If you think Whatsapp is the only Internet based text messaging substitute you’d be wrong. Viber has been around for awhile now, and not only is Viber taking on Whatsapp’s Internet routed messages, but it’s taking on Skype too with free VoIP based voice calls. Most importantly it now offers a desktop client with free video calling.
It’s easy to sign up for Viber, your phone number identifies you, just like Whatsapp. Also like Whatsapp, you verify yourself by entering a code from an SMS sent to your iPhone. After that step, you are offered the chance to synchronise with your Facebook contacts, which increases the chances of finding other Viber users within your social groups.
The contacts section of Viber feels very much like the built-in Contacts app, in that there’s the alphabetical finder down the right hand side. What marks it apart is the predominant purple colour scheme, and the buttons at the top for switching between Viber contacts, All contacts, and Favourite contacts.
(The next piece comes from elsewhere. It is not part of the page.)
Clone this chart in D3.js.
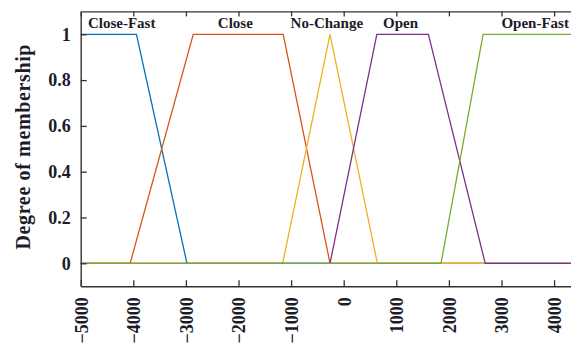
<!DOCTYPE html>
<html>
<head>
<meta charset="utf-8">
<script src="https://cdn.jsdelivr.net/npm/d3@7"></script>
<style>
  body { margin: 0; background: #fff; }
  text { font-family: "Liberation Serif", "DejaVu Serif", serif; font-weight: bold; fill: #1c1c28; }
</style>
</head>
<body>
<div class="chart"></div>
<script>
// membership functions (breakpoints along the x axis)
const names = ["Close-Fast", "Close", "No-Change", "Open", "Open-Fast"];
const closeFast = [[-5000, 1], [-3940, 1], [-2980, 0], [5000, 0]];
const close = [[-5000, 0], [-4060, 0], [-2860, 1], [-1150, 1], [-260, 0], [5000, 0]];
const noChange = [[-5000, 0], [-1160, 0], [-260, 1], [640, 0], [5000, 0]];
const open = [[-5000, 0], [-260, 0], [630, 1], [1610, 1], [2690, 0], [5000, 0]];
const openFast = [[-5000, 0], [1850, 0], [2650, 1], [5000, 1]];
const series = [closeFast, close, noChange, open, openFast];
const colors = ["#0072BD", "#D95319", "#EDB120", "#7E2F8E", "#77AC30"];
// where the name of each set is written (x in data units)
const labelAt = [-4220, -2060, -320, 1080, 3640];
const xTicks = [-5000, -4000, -3000, -2000, -1000, 0, 1000, 2000, 3000, 4000];
const yTicks = [0, 0.2, 0.4, 0.6, 0.8, 1];

const W = 571, H = 347;
const svg = d3.select(".chart").append("svg")
  .attr("width", W).attr("height", H);

const x = d3.scaleLinear().domain([-5000, 5000]).range([80.7, 606.7]);
const y = d3.scaleLinear().domain([-0.1, 1.1]).range([286.2, 11.4]);

svg.append("clipPath").attr("id", "plot")
  .append("rect")
  .attr("x", x(-5000)).attr("y", y(1.1))
  .attr("width", x(5000) - x(-5000)).attr("height", y(-0.1) - y(1.1));

// curves
const line = d3.line().x(d => x(d[0])).y(d => y(d[1]));
svg.append("g").attr("clip-path", "url(#plot)")
  .selectAll("path")
  .data(series)
  .enter()
  .append("path")
  .attr("d", line)
  .attr("fill", "none")
  .attr("stroke", (d, i) => colors[i])
  .attr("stroke-width", 1.3);

// axes
const axisColor = "#333";
const fmt = d3.format("~g");

const gx = svg.append("g")
  .attr("transform", "translate(0," + y(-0.1) + ")")
  .call(d3.axisBottom(x).tickValues(xTicks).tickSizeInner(-6).tickSizeOuter(0).tickPadding(11).tickFormat(fmt));
gx.selectAll("text")
  .attr("transform", "rotate(-90)")
  .attr("text-anchor", "end")
  .attr("x", -11)
  .attr("y", 0)
  .attr("dy", "0.35em")
  .style("font-size", "18px");

const gtop = svg.append("g")
  .attr("transform", "translate(0," + y(1.1) + ")")
  .call(d3.axisTop(x).tickValues(xTicks).tickSizeInner(-5).tickSizeOuter(0).tickFormat(""));

const gy = svg.append("g")
  .attr("transform", "translate(" + x(-5000) + ",0)")
  .call(d3.axisLeft(y).tickValues(yTicks).tickSizeInner(-6).tickSizeOuter(0).tickPadding(10).tickFormat(fmt));
gy.selectAll("text").style("font-size", "18px");

[gx, gtop, gy].forEach(g => {
  g.select(".domain").attr("stroke", axisColor).attr("stroke-width", 1.4);
  g.selectAll(".tick line").attr("stroke", axisColor).attr("stroke-width", 1.3);
  g.selectAll("text").style("font-family", null).style("fill", "#1c1c28");
});

// y axis title
svg.append("text")
  .attr("transform", "translate(30," + 147 + ") rotate(-90)")
  .attr("text-anchor", "middle")
  .attr("textLength", 205)
  .attr("lengthAdjust", "spacing")
  .style("font-size", "20px")
  .text("Degree of membership");

// set names
svg.append("g")
  .selectAll("text")
  .data(names)
  .enter()
  .append("text")
  .attr("x", (d, i) => x(labelAt[i]))
  .attr("y", 28)
  .attr("text-anchor", "middle")
  .style("font-size", "15px")
  .text(d => d);
</script>
</body>
</html>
While working in the ‘All’ section , it works very much like the built-in Contacts app. Tapping on a phone number that isn’t attached to a Viber user will lead to the call being placed in the built-in Phone app. However, there is always a warning that the call will be billed as per your operator plan. There seems to be no way to disable this warning. Given that most of your contacts won’t be Viber users, it could make using Viber as a general contact manager rather tiresome.
While you can edit contacts, Viber falls short in one key area – you cannot link contacts as you can in the built-in Contacts app.
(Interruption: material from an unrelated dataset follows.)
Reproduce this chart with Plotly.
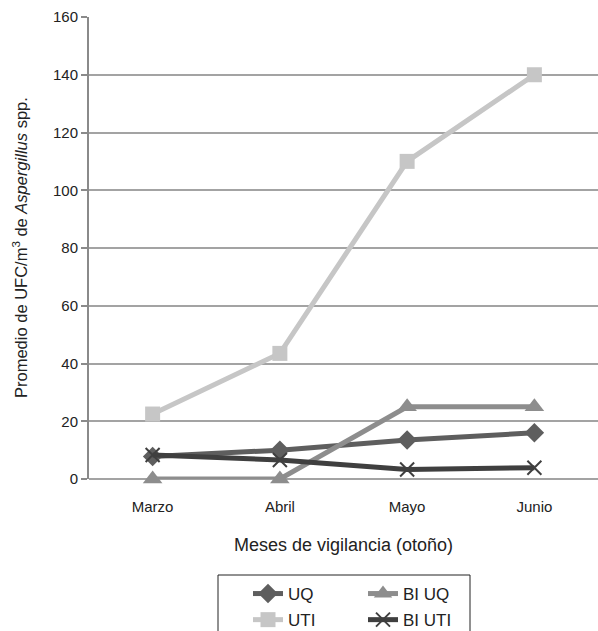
import plotly.graph_objects as go

months = ["Marzo", "Abril", "Mayo", "Junio"]
uq = [7.8, 10.0, 13.5, 16.0]
uti = [22.5, 43.5, 110.0, 140.0]
bi_uq = [0.0, 0.0, 25.0, 25.0]
bi_uti = [8.3, 6.6, 3.3, 3.9]
y_ticks = [0, 20, 40, 60, 80, 100, 120, 140, 160]

FONT = "Liberation Sans, Arial, sans-serif"
W, H = 598, 631
L, T, B = 89, 17, 152
PW, PH = W - L, H - T - B

fig = go.Figure()
fig.add_trace(go.Scatter(x=months, y=uq, name="UQ", mode="lines+markers", cliponaxis=False,
                         line=dict(color="#5e5e5e", width=5),
                         marker=dict(symbol="diamond", size=15, color="#5e5e5e"),
                         legend="legend", legendgroup="uq"))
fig.add_trace(go.Scatter(x=months, y=bi_uq, name="BI UQ", mode="lines+markers", cliponaxis=False,
                         line=dict(color="#8d8d8d", width=5),
                         marker=dict(symbol="triangle-up", size=17, color="#8d8d8d"),
                         legend="legend2", legendgroup="biuq"))
fig.add_trace(go.Scatter(x=months, y=uti, name="UTI", mode="lines+markers", cliponaxis=False,
                         line=dict(color="#c6c6c6", width=5),
                         marker=dict(symbol="square", size=15, color="#c6c6c6"),
                         legend="legend", legendgroup="uti"))
fig.add_trace(go.Scatter(x=months, y=bi_uti, name="BI UTI", mode="lines+markers", cliponaxis=False,
                         line=dict(color="#3f3f3f", width=5),
                         marker=dict(symbol="x-thin", size=14, color="#3f3f3f",
                                     line=dict(color="#3f3f3f", width=2)),
                         legend="legend2", legendgroup="biuti"))

fig.update_layout(
    width=W, height=H,
    margin=dict(l=L, r=0, t=T, b=B, autoexpand=False),
    paper_bgcolor="white", plot_bgcolor="white",
    font=dict(family=FONT, size=15, color="#222"),
    showlegend=True,
    legend=dict(x=(248 - L) / PW, y=(H - B - 576) / PH, xanchor="left", yanchor="top",
                traceorder="grouped", tracegroupgap=1,
                font=dict(size=17, family=FONT, color="#222"),
                bgcolor="rgba(0,0,0,0)", borderwidth=0),
    legend2=dict(x=(363 - L) / PW, y=(H - B - 576) / PH, xanchor="left", yanchor="top",
                 traceorder="grouped", tracegroupgap=1,
                 font=dict(size=17, family=FONT, color="#222"),
                 bgcolor="rgba(0,0,0,0)", borderwidth=0),
    shapes=[dict(type="rect", xref="paper", yref="paper",
                 x0=(218 - L) / PW, x1=(470 - L) / PW,
                 y0=-0.40, y1=(H - B - 575) / PH,
                 line=dict(color="#222", width=1), fillcolor="rgba(0,0,0,0)")],
    annotations=[dict(text="Promedio de UFC/m<sup>3</sup> de <i>Aspergillus</i> spp.",
                      xref="paper", yref="paper", x=(20 - L) / PW, y=0.5,
                      xanchor="center", yanchor="middle", textangle=-90, showarrow=False,
                      font=dict(size=16.5, family=FONT, color="#222"))],
)

fig.update_xaxes(
    type="category", categoryorder="array", categoryarray=months,
    range=[-0.5, len(months) - 0.5],
    showgrid=False, showline=False, zeroline=False, ticks="",
    automargin=False,
    tickfont=dict(size=15, family=FONT, color="#222"),
    ticklabelstandoff=17,
    title=dict(text="Meses de vigilancia (otoño)", font=dict(size=18, family=FONT, color="#222"),
               standoff=24),
)
fig.update_yaxes(
    range=[0, 160], tickvals=y_ticks, ticktext=[str(v) for v in y_ticks],
    automargin=False,
    showgrid=True, gridcolor="#a3a3a3", gridwidth=2,
    showline=True, linecolor="#8a8a8a", linewidth=2,
    zeroline=True, zerolinecolor="#a3a3a3", zerolinewidth=2,
    ticks="outside", ticklen=6, tickcolor="#8a8a8a", tickwidth=2,
    tickfont=dict(size=15, family=FONT, color="#222"),
)

fig.write_html("out.html", config={"displayModeBar": False},
               post_script="document.body.style.margin='0';")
Push notifications work very well in Viber though. Messages come through immediately. Moreover, I set up my girlfriend’s Android phone with Viber. The second that her phone was verified onto the Viber system, a push notification appeared on my iPhone telling me she was now using Viber. That immediacy is excellent.
One of the key selling points of Viber is the free voice calls. We tested the call quality of Viber and was blown away by the quality – clearly it is using High Definition audio – the quality was noticeably better than both GSM calls and Skype calls. The call interface is almost identical to the iOS phone interface.
A key difference, though, is the addition of a button that switches the call over to your GSM network. When you use this feature, Viber just disappears and the Phone app appears with the call to your Viber friend already being placed. On the other person’s end, Viber beeps to signal that the call has been terminated and then their phone starts ringing with a ‘real’ phone call. This is very useful if you find that your data signal is too poor to make the call work well enough.
The text message system in Viber will be familiar to anyone who has used Whatsapp. You can send text, video, locations and plenty smileys and other amusing graphics. That’s all there is to it, it’s a simple job that the app does well.
Of course, the reason for having reviewed Viber just now is the new desktop client. The desktop client can make PC to PC voice calls, which can then be handed off to a mobile device, and make video calls. Disappointingly though, the mobile client still does not support video calls. It’s rather frustrating that the feature is available on the desktop but not on mobiles, and feels somewhat short sighted [by Viber] given that iOS users can already use Skype and FaceTime for video calls. Hopefully, mobile video calling will come to Viber soon.
Overall, Viber is a well-executed service. iOS users can already enjoy iMessage and Facetime, however they are iOS only services. In a cross-platform world a solution like Viber is much more desirable. However, as Skype grows in popularity, and we already have Whatsapp, Viber faces a significant challenge to provide a reason for us to use it. At the moment, I don’t quite see a compelling case for using Viber above other solutions, like Skype.